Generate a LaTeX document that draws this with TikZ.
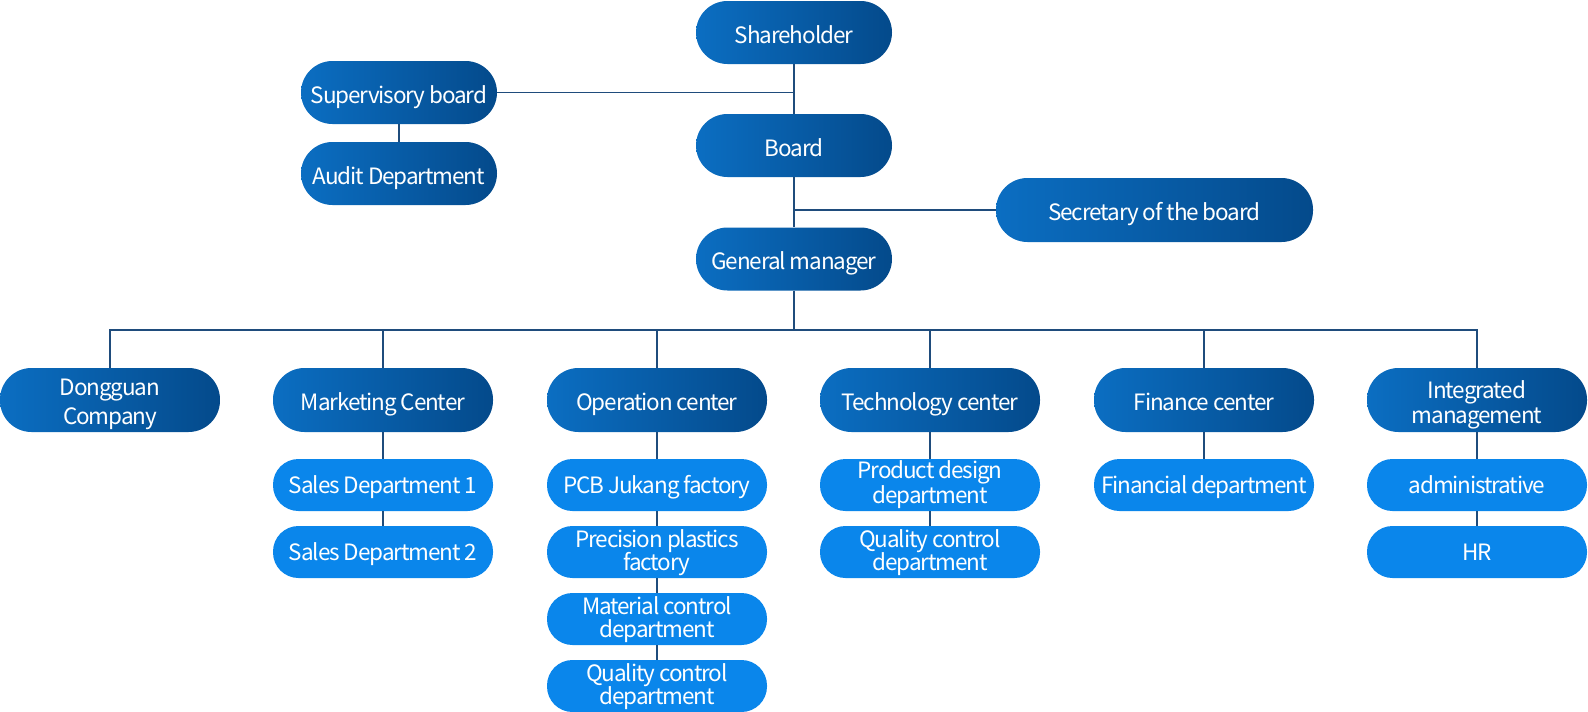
\documentclass[tikz,border=0pt]{standalone}
\usepackage{fontspec}
\setmainfont{Noto Sans CJK SC}[LetterSpace=-5]
\definecolor{dkL}{HTML}{0B6EC2}
\definecolor{dkR}{HTML}{044A8B}
\definecolor{lt}{HTML}{0A86EB}
\definecolor{ln}{HTML}{1F4C7C}
\tikzset{
  dark/.style={rectangle, rounded corners=31.5pt, minimum width=220pt, minimum height=64pt,
    left color=dkL, right color=dkR, draw=none, text=white, align=center, inner sep=0pt,
    font=\fontsize{22.5}{24.5}\selectfont, text height=26pt, text depth=5pt},
  dark2/.style={dark, text height=50pt, text depth=4pt},
  top/.style={dark, minimum width=196pt, minimum height=63pt},
  light/.style={rectangle, rounded corners=25.5pt, minimum width=220pt, minimum height=52pt,
    fill=lt, draw=none, text=white, align=center, inner sep=0pt,
    font=\fontsize{22.5}{23.5}\selectfont, text height=22pt, text depth=5pt},
  light2/.style={light, text height=41pt, text depth=4pt},
  conn/.style={draw=ln, line width=1.2pt}
}
\begin{document}
\begin{tikzpicture}[x=1pt,y=-1pt]
\useasboundingbox (0,0) rectangle (1588,712);
% top levels
\node[top] (sh) at (794,32.5) {Shareholder};
\node[top] (sup) at (399,92.5) {Supervisory board};
\node[top] (aud) at (399,173.5) {Audit Department};
\node[top] (bd) at (794,145.5) {Board};
\node[top, minimum width=317pt, minimum height=64pt] (sec) at (1154.5,210) {Secretary of the board};
\node[top] (gm) at (794,259) {General manager};
% centers
\node[dark2, font=\fontsize{22.5}{29}\selectfont, text height=52.6pt] (c1) at (110,400) {Dongguan\\Company};
\node[dark] (c2) at (383,400) {Marketing Center};
\node[dark] (c3) at (657,400) {Operation center};
\node[dark] (c4) at (930,400) {Technology center};
\node[dark] (c5) at (1204,400) {Finance center};
\node[dark2] (c6) at (1477,400) {Integrated\\management};
% sub departments
\node[light] (s21) at (383,485) {Sales Department 1};
\node[light] (s22) at (383,552) {Sales Department 2};
\node[light] (s31) at (657,485) {PCB Jukang factory};
\node[light2] (s32) at (657,552) {Precision plastics\\factory};
\node[light2] (s33) at (657,619) {Material control\\department};
\node[light2] (s34) at (657,686) {Quality control\\department};
\node[light2] (s41) at (930,485) {Product design\\department};
\node[light2] (s42) at (930,552) {Quality control\\department};
\node[light] (s51) at (1204,485) {Financial department};
\node[light] (s61) at (1477,485) {administrative};
\node[light] (s62) at (1477,552) {HR};
% connectors
\draw[conn] (sh) -- (bd);
\draw[conn] (bd) -- (gm);
\draw[conn] (sup.east) -- (sup.east -| sh.south);
\draw[conn] (sup) -- (aud);
\draw[conn] (sec.west) -- (sec.west -| bd.south);
\coordinate (bus) at (794,330);
\draw[conn] (gm) -- (bus);
\draw[conn] (c1.north) |- (bus) -| (c6.north);
\draw[conn] (c2.north) -- (c2.north |- bus);
\draw[conn] (c3.north) -- (c3.north |- bus);
\draw[conn] (c4.north) -- (c4.north |- bus);
\draw[conn] (c5.north) -- (c5.north |- bus);
\draw[conn] (c2) -- (s21);
\draw[conn] (s21) -- (s22);
\draw[conn] (c3) -- (s31);
\draw[conn] (s31) -- (s32);
\draw[conn] (s32) -- (s33);
\draw[conn] (s33) -- (s34);
\draw[conn] (c4) -- (s41);
\draw[conn] (s41) -- (s42);
\draw[conn] (c5) -- (s51);
\draw[conn] (c6) -- (s61);
\draw[conn] (s61) -- (s62);
\end{tikzpicture}
\end{document}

::::

■ GIVEN PROBLEM: Print each line of the material above exactly, with the pictures removed from your copy.

■ RESULT OF THE EXERCISE:
Generate a LaTeX document that draws this with TikZ.
\documentclass[tikz,border=0pt]{standalone}
\usepackage{fontspec}
\setmainfont{Noto Sans CJK SC}[LetterSpace=-5]
\definecolor{dkL}{HTML}{0B6EC2}
\definecolor{dkR}{HTML}{044A8B}
\definecolor{lt}{HTML}{0A86EB}
\definecolor{ln}{HTML}{1F4C7C}
\tikzset{
  dark/.style={rectangle, rounded corners=31.5pt, minimum width=220pt, minimum height=64pt,
    left color=dkL, right color=dkR, draw=none, text=white, align=center, inner sep=0pt,
    font=\fontsize{22.5}{24.5}\selectfont, text height=26pt, text depth=5pt},
  dark2/.style={dark, text height=50pt, text depth=4pt},
  top/.style={dark, minimum width=196pt, minimum height=63pt},
  light/.style={rectangle, rounded corners=25.5pt, minimum width=220pt, minimum height=52pt,
    fill=lt, draw=none, text=white, align=center, inner sep=0pt,
    font=\fontsize{22.5}{23.5}\selectfont, text height=22pt, text depth=5pt},
  light2/.style={light, text height=41pt, text depth=4pt},
  conn/.style={draw=ln, line width=1.2pt}
}
\begin{document}
\begin{tikzpicture}[x=1pt,y=-1pt]
\useasboundingbox (0,0) rectangle (1588,712);
% top levels
\node[top] (sh) at (794,32.5) {Shareholder};
\node[top] (sup) at (399,92.5) {Supervisory board};
\node[top] (aud) at (399,173.5) {Audit Department};
\node[top] (bd) at (794,145.5) {Board};
\node[top, minimum width=317pt, minimum height=64pt] (sec) at (1154.5,210) {Secretary of the board};
\node[top] (gm) at (794,259) {General manager};
% centers
\node[dark2, font=\fontsize{22.5}{29}\selectfont, text height=52.6pt] (c1) at (110,400) {Dongguan\\Company};
\node[dark] (c2) at (383,400) {Marketing Center};
\node[dark] (c3) at (657,400) {Operation center};
\node[dark] (c4) at (930,400) {Technology center};
\node[dark] (c5) at (1204,400) {Finance center};
\node[dark2] (c6) at (1477,400) {Integrated\\management};
% sub departments
\node[light] (s21) at (383,485) {Sales Department 1};
\node[light] (s22) at (383,552) {Sales Department 2};
\node[light] (s31) at (657,485) {PCB Jukang factory};
\node[light2] (s32) at (657,552) {Precision plastics\\factory};
\node[light2] (s33) at (657,619) {Material control\\department};
\node[light2] (s34) at (657,686) {Quality control\\department};
\node[light2] (s41) at (930,485) {Product design\\department};
\node[light2] (s42) at (930,552) {Quality control\\department};
\node[light] (s51) at (1204,485) {Financial department};
\node[light] (s61) at (1477,485) {administrative};
\node[light] (s62) at (1477,552) {HR};
% connectors
\draw[conn] (sh) -- (bd);
\draw[conn] (bd) -- (gm);
\draw[conn] (sup.east) -- (sup.east -| sh.south);
\draw[conn] (sup) -- (aud);
\draw[conn] (sec.west) -- (sec.west -| bd.south);
\coordinate (bus) at (794,330);
\draw[conn] (gm) -- (bus);
\draw[conn] (c1.north) |- (bus) -| (c6.north);
\draw[conn] (c2.north) -- (c2.north |- bus);
\draw[conn] (c3.north) -- (c3.north |- bus);
\draw[conn] (c4.north) -- (c4.north |- bus);
\draw[conn] (c5.north) -- (c5.north |- bus);
\draw[conn] (c2) -- (s21);
\draw[conn] (s21) -- (s22);
\draw[conn] (c3) -- (s31);
\draw[conn] (s31) -- (s32);
\draw[conn] (s32) -- (s33);
\draw[conn] (s33) -- (s34);
\draw[conn] (c4) -- (s41);
\draw[conn] (s41) -- (s42);
\draw[conn] (c5) -- (s51);
\draw[conn] (c6) -- (s61);
\draw[conn] (s61) -- (s62);
\end{tikzpicture}
\end{document}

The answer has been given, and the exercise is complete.